* WHAT YOU ARE ASKED TO DO
Leave out the pictures and retype only the lines from the opening line to the line that holds "12, weight: 'bold'", both ends included.

[GIVEN DATA start]

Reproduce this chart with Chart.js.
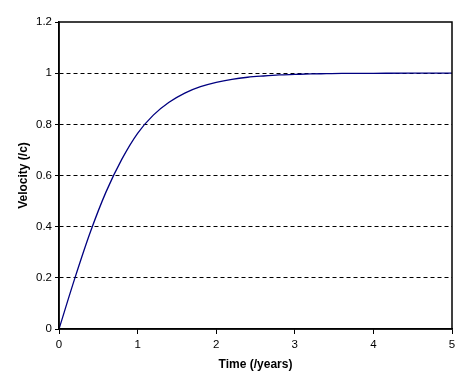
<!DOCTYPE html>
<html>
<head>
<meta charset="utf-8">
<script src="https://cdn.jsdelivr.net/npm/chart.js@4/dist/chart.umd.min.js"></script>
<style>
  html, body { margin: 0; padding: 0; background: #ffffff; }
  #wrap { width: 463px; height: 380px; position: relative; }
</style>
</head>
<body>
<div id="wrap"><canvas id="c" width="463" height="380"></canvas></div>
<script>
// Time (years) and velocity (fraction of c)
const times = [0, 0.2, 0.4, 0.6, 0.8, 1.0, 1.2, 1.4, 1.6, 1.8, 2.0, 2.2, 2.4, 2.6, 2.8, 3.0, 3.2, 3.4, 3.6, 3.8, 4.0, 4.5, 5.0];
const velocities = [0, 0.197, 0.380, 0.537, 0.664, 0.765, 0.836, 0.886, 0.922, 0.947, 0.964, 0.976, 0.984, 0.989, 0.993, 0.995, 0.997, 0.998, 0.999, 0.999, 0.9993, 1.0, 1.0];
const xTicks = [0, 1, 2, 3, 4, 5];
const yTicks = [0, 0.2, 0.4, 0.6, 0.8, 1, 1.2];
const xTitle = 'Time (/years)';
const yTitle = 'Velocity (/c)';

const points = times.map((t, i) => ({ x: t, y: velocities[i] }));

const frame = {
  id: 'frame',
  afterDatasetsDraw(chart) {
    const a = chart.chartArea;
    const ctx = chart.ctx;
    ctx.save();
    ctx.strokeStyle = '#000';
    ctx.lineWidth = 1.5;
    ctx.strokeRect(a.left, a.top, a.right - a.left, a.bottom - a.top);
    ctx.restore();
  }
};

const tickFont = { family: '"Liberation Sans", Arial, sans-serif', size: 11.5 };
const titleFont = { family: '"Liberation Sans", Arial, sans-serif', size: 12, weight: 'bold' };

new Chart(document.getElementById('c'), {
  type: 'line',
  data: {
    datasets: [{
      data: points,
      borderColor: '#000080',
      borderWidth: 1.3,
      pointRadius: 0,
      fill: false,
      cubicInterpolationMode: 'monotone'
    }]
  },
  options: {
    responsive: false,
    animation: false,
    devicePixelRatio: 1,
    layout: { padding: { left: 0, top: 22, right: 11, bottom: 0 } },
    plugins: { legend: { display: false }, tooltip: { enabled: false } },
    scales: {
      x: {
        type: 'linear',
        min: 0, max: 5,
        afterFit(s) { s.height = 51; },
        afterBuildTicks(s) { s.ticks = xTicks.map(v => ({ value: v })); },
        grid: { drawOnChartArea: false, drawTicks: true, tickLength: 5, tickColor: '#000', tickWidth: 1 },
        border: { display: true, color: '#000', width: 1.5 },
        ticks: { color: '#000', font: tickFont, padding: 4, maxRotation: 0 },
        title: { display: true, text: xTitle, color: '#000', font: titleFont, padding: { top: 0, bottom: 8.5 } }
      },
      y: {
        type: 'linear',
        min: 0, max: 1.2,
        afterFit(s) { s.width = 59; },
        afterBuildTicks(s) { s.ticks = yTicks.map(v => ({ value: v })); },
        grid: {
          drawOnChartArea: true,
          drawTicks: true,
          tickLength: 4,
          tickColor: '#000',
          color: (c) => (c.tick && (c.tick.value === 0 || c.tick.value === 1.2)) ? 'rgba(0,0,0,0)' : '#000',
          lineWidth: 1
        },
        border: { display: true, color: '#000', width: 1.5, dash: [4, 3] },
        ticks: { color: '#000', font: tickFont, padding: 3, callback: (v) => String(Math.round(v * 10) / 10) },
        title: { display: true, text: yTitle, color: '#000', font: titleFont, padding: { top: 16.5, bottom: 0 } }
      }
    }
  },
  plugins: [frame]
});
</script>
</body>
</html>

[GIVEN DATA end]

* SOLVED EXERCISE
Reproduce this chart with Chart.js.
<!DOCTYPE html>
<html>
<head>
<meta charset="utf-8">
<script src="https://cdn.jsdelivr.net/npm/chart.js@4/dist/chart.umd.min.js"></script>
<style>
  html, body { margin: 0; padding: 0; background: #ffffff; }
  #wrap { width: 463px; height: 380px; position: relative; }
</style>
</head>
<body>
<div id="wrap"><canvas id="c" width="463" height="380"></canvas></div>
<script>
// Time (years) and velocity (fraction of c)
const times = [0, 0.2, 0.4, 0.6, 0.8, 1.0, 1.2, 1.4, 1.6, 1.8, 2.0, 2.2, 2.4, 2.6, 2.8, 3.0, 3.2, 3.4, 3.6, 3.8, 4.0, 4.5, 5.0];
const velocities = [0, 0.197, 0.380, 0.537, 0.664, 0.765, 0.836, 0.886, 0.922, 0.947, 0.964, 0.976, 0.984, 0.989, 0.993, 0.995, 0.997, 0.998, 0.999, 0.999, 0.9993, 1.0, 1.0];
const xTicks = [0, 1, 2, 3, 4, 5];
const yTicks = [0, 0.2, 0.4, 0.6, 0.8, 1, 1.2];
const xTitle = 'Time (/years)';
const yTitle = 'Velocity (/c)';

const points = times.map((t, i) => ({ x: t, y: velocities[i] }));

const frame = {
  id: 'frame',
  afterDatasetsDraw(chart) {
    const a = chart.chartArea;
    const ctx = chart.ctx;
    ctx.save();
    ctx.strokeStyle = '#000';
    ctx.lineWidth = 1.5;
    ctx.strokeRect(a.left, a.top, a.right - a.left, a.bottom - a.top);
    ctx.restore();
  }
};

const tickFont = { family: '"Liberation Sans", Arial, sans-serif', size: 11.5 };
const titleFont = { family: '"Liberation Sans", Arial, sans-serif', size: 12, weight: 'bold' };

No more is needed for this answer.